There is enough here that makes this a much superior film to New Moon which isn’t saying much, but it’s still not enough for me to really recommend it to most audiences. Hardcore fans will love this as they inevitably would – TwiHards are nothing if not loyal – and even those not quite so obsessed but still within the target audience are likely to find this worthwhile.

The overwrought drama and again, choosing to make Bella a simpering idiot rather than a truly strong role model for her audience is frustrating. Meyer and those involved with the series have chosen to waste an opportunity to create a hugely popular series with strong female role models and instead turns it into an indigestible bodice ripper with little redeeming value other than it excites the fantasies of young girls and middle-aged women alike.

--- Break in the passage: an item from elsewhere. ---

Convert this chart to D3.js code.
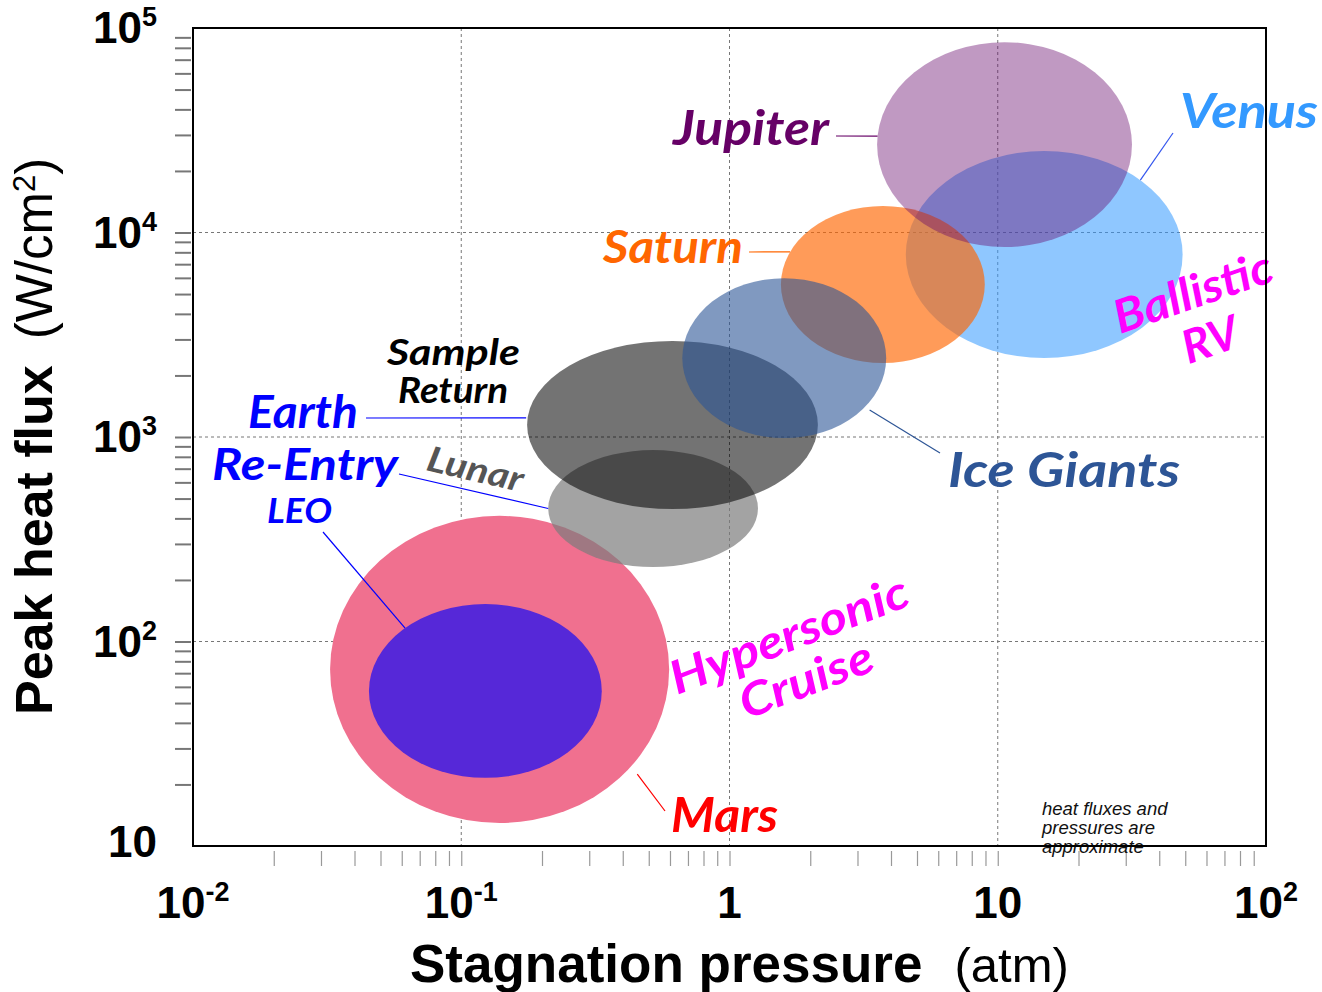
<!DOCTYPE html>
<html>
<head>
<meta charset="utf-8">
<script src="https://cdn.jsdelivr.net/npm/d3@7"></script>
<style>
  body { margin: 0; background: #fff; }
  svg { display: block; }
</style>
</head>
<body>
<div id="chart"></div>
<script>
// ---- data: entry regimes as ellipses in log-log space ----
var regimes        = ["Mars", "LEO", "Lunar", "Sample Return", "Venus", "Saturn", "Ice Giants", "Jupiter"];
var centerPressure = [0.139, 0.123, 0.519, 0.613, 14.9, 3.73, 1.60, 10.6];   // atm
var centerFlux     = [73, 57.3, 447, 1145, 7800, 5570, 2430, 26900];         // W/cm2
var halfDecadesP   = [0.632, 0.434, 0.391, 0.542, 0.516, 0.380, 0.380, 0.475];
var halfDecadesQ   = [0.751, 0.425, 0.286, 0.411, 0.506, 0.384, 0.391, 0.501];
var regimeColors   = ["#f0708f", "#5628d8", "rgb(124,124,124)", "#000000", "#3399ff", "rgb(255,101,0)", "rgb(43,85,150)", "rgb(102,7,107)"];
var regimeOpacity  = [1, 1, 0.7, 0.55, 0.55, 0.65, 0.6, 0.41];

var xTickLabels = [["10", "-2"], ["10", "-1"], ["1", ""], ["10", ""], ["10", "2"]];
var xTickValues = [0.01, 0.1, 1, 10, 100];
var yTickLabels = [["10", ""], ["10", "2"], ["10", "3"], ["10", "4"], ["10", "5"]];
var yTickValues = [10, 100, 1000, 10000, 100000];

var svgwidth = 1322, svgheight = 992;
var plot = { left: 193, right: 1266, top: 28, bottom: 846 };

var svg = d3.select("#chart").append("svg")
  .attr("width", svgwidth)
  .attr("height", svgheight);

var x = d3.scaleLog().domain([0.01, 100]).range([plot.left, plot.right]);
var y = d3.scaleLog().domain([10, 100000]).range([plot.bottom, plot.top]);

// dashed grid at the decades
svg.append("g").selectAll("line")
  .data(xTickValues.slice(1, -1))
  .enter().append("line")
  .attr("x1", d => x(d)).attr("x2", d => x(d))
  .attr("y1", plot.top).attr("y2", plot.bottom)
  .attr("stroke", "#777").attr("stroke-width", 1).attr("stroke-dasharray", "3,3");
svg.append("g").selectAll("line")
  .data(yTickValues.slice(1, -1))
  .enter().append("line")
  .attr("y1", d => y(d)).attr("y2", d => y(d))
  .attr("x1", plot.left).attr("x2", plot.right)
  .attr("stroke", "#777").attr("stroke-width", 1).attr("stroke-dasharray", "3,3");

// ellipses
function ell(i) {
  var cx = x(centerPressure[i]), cy = y(centerFlux[i]);
  var rx = x(centerPressure[i] * Math.pow(10, halfDecadesP[i])) - cx;
  var ry = cy - y(centerFlux[i] * Math.pow(10, halfDecadesQ[i]));
  return { cx: cx, cy: cy, rx: rx, ry: ry };
}
svg.append("g").selectAll("ellipse")
  .data(regimes)
  .enter().append("ellipse")
  .attr("cx", (d, i) => ell(i).cx)
  .attr("cy", (d, i) => ell(i).cy)
  .attr("rx", (d, i) => ell(i).rx)
  .attr("ry", (d, i) => ell(i).ry)
  .attr("fill", (d, i) => regimeColors[i])
  .attr("fill-opacity", (d, i) => regimeOpacity[i]);

// minor ticks, detached from the frame (none at the domain ends)
var inner = (sc) => sc.ticks().filter(v => v > sc.domain()[0] * 1.001 && v < sc.domain()[1] * 0.999);

var yaxis = d3.axisLeft(y).tickValues(inner(y)).tickSize(16).tickFormat("").tickSizeOuter(0);
var gy = svg.append("g").attr("transform", "translate(191,0)").call(yaxis);
gy.select(".domain").remove();
gy.selectAll("line").attr("stroke", "#777").attr("stroke-width", 2);

var xaxis = d3.axisBottom(x).tickValues(inner(x)).tickSize(15).tickFormat("").tickSizeOuter(0);
var gx = svg.append("g").attr("transform", "translate(0,851)").call(xaxis);
gx.select(".domain").remove();
gx.selectAll("line").attr("stroke", "#999").attr("stroke-width", 1.2);

// tick labels
var tickFont = "'Liberation Sans', Arial, sans-serif";
var xl = svg.append("g").selectAll("text")
  .data(xTickValues)
  .enter().append("text")
  .attr("x", d => x(d)).attr("y", 918)
  .attr("text-anchor", "middle")
  .attr("font-family", tickFont).attr("font-weight", "bold").attr("font-size", 44);
xl.append("tspan").text((d, i) => xTickLabels[i][0]);
xl.append("tspan").attr("dy", -17).attr("font-size", 27).text((d, i) => xTickLabels[i][1]);

var yl = svg.append("g").selectAll("text")
  .data(yTickValues)
  .enter().append("text")
  .attr("x", 157).attr("y", (d, i) => y(d) + (i == 0 ? 11 : 15))
  .attr("text-anchor", "end")
  .attr("font-family", tickFont).attr("font-weight", "bold").attr("font-size", 44);
yl.append("tspan").text((d, i) => yTickLabels[i][0]);
yl.append("tspan").attr("dy", -17).attr("font-size", 27).text((d, i) => yTickLabels[i][1]);

// axis titles
var xt = svg.append("text").attr("x", 410).attr("y", 982)
  .attr("font-family", tickFont).attr("font-size", 53);
xt.append("tspan").attr("font-weight", "bold").text("Stagnation pressure");
xt.append("tspan").attr("dx", 32).attr("font-size", 49).text("(atm)");

var yt = svg.append("text").attr("transform", "translate(52,715) rotate(-90)")
  .attr("font-family", tickFont).attr("font-size", 52);
yt.append("tspan").attr("font-weight", "bold").text("Peak heat flux");
yt.append("tspan").attr("dx", 26).attr("font-size", 51).text("(W/cm");
yt.append("tspan").attr("dy", -17).attr("font-size", 31).text("2");
yt.append("tspan").attr("dy", 17).attr("font-size", 51).text(")");

// leader lines: label side in pixels, other end on an ellipse edge
var leaders = [
  { from: [836, 136], to: 7, t: 184.8, f: 1.0, c: "#660066" },
  { from: [749, 252], to: 5, t: 204.5, f: 1.0, c: "#ff6600" },
  { from: [1173, 133], to: 4, t: -46, f: 1.0, c: "#3355ee" },
  { from: [940, 453], to: 6, t: 37.8, f: 1.06, c: "#2d5596" },
  { from: [366, 418], to: 3, t: 184.8, f: 1.01, c: "#0000ff" },
  { from: [399, 474], to: 2, t: 180, f: 1.0, c: "#0000ff" },
  { from: [323, 532], to: 1, t: 226.4, f: 1.0, c: "#0000ff" },
  { from: [665, 811], to: 0, t: 40, f: 1.06, c: "#ff0000" }
];
svg.append("g").selectAll("line")
  .data(leaders)
  .enter().append("line")
  .attr("x1", d => d.from[0]).attr("y1", d => d.from[1])
  .attr("x2", d => { var e = ell(d.to); return e.cx + d.f * e.rx * Math.cos(d.t * Math.PI / 180); })
  .attr("y2", d => { var e = ell(d.to); return e.cy + d.f * e.ry * Math.sin(d.t * Math.PI / 180); })
  .attr("stroke", d => d.c).attr("stroke-width", 1.2);

// annotation labels
var labelFont = "Lato, 'Open Sans', sans-serif";
var labels = [
  { t: "Jupiter", x: 673, y: 145, s: 48, w: 156, c: "#660066" },
  { t: "Venus", x: 1180, y: 128, s: 47, w: 138, c: "#3399ff" },
  { t: "Saturn", x: 603, y: 263, s: 46, w: 140, c: "#ff6600" },
  { t: "Ice Giants", x: 948, y: 487, s: 47, w: 232, c: "#2d5596" },
  { t: "Mars", x: 671, y: 832, s: 47, w: 107, c: "#ff0000" },
  { t: "Earth", x: 248, y: 428, s: 46, w: 110, c: "#0000ff" },
  { t: "Re-Entry", x: 212, y: 480, s: 44, w: 186, c: "#0000ff" },
  { t: "LEO", x: 267, y: 523, s: 35, w: 65, c: "#0000ff" },
  { t: "Sample", x: 387, y: 365, s: 37, w: 133, c: "#000000" },
  { t: "Return", x: 398, y: 403, s: 37, w: 110, c: "#000000" },
  { t: "Lunar", x: 425, y: 470, s: 35, w: 98, c: "#555555", r: 13 },
  { t: "Hypersonic", x: 677, y: 695, s: 46, w: 252, c: "#ff00ff", r: -21 },
  { t: "Cruise", x: 677, y: 695, s: 46, w: 140, c: "#ff00ff", r: -21, dx: 56, dy: 48 },
  { t: "Ballistic", x: 1120, y: 334, s: 46, w: 165, c: "#ff00ff", r: -19 },
  { t: "RV", x: 1120, y: 334, s: 46, w: 57, c: "#ff00ff", r: -19, dx: 55, dy: 51 }
];
svg.append("g").selectAll("text")
  .data(labels)
  .enter().append("text")
  .attr("transform", d => `translate(${d.x},${d.y}) rotate(${d.r || 0})`)
  .attr("x", d => d.dx || 0).attr("y", d => d.dy || 0)
  .attr("font-family", labelFont).attr("font-weight", "bold").attr("font-style", "italic")
  .attr("font-size", d => d.s)
  .attr("textLength", d => d.w).attr("lengthAdjust", "spacingAndGlyphs")
  .attr("fill", d => d.c)
  .text(d => d.t);

// footnote
var note = ["heat fluxes and", "pressures are", "approximate"];
svg.append("g").selectAll("text")
  .data(note)
  .enter().append("text")
  .attr("x", 1042).attr("y", (d, i) => 815 + i * 19)
  .attr("font-family", tickFont).attr("font-style", "italic").attr("font-size", 18.5)
  .attr("fill", "#111")
  .text(d => d);

// frame on top
svg.append("rect")
  .attr("x", plot.left).attr("y", plot.top)
  .attr("width", plot.right - plot.left).attr("height", plot.bottom - plot.top)
  .attr("fill", "none").attr("stroke", "#000").attr("stroke-width", 2);
</script>
</body>
</html>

While there is certainly nothing wrong with that as a goal, at least couldn’t they have made Bella able to protect herself?

WHY RENT THIS: There are plenty of fans who think this is the best film of the series.

WHY RENT SOMETHING ELSE: I’m not one of them.

FAMILY VALUES:  There are some scenes of paranormal action, some partial nudity and scenes of sexuality, a couple of disturbing images and some mature (relatively speaking) thematic elements..

TRIVIAL PURSUIT: Author of the Twilight series of books Stephenie Meyer has a cameo appearance as a guest at the wedding of Bella and Edward.

NOTABLE HOME VIDEO EXTRAS: There is a wedding video done in the hand-held style of most home wedding videos. There’s also a Jacob Fast-Forward and an Edward Fast-Forward in which those on the respective teams can watch all the scenes that their favorite heartthrob is in without having to endure those scenes with that other guy.

BOX OFFICE PERFORMANCE: $712.2M on a $110M production budget.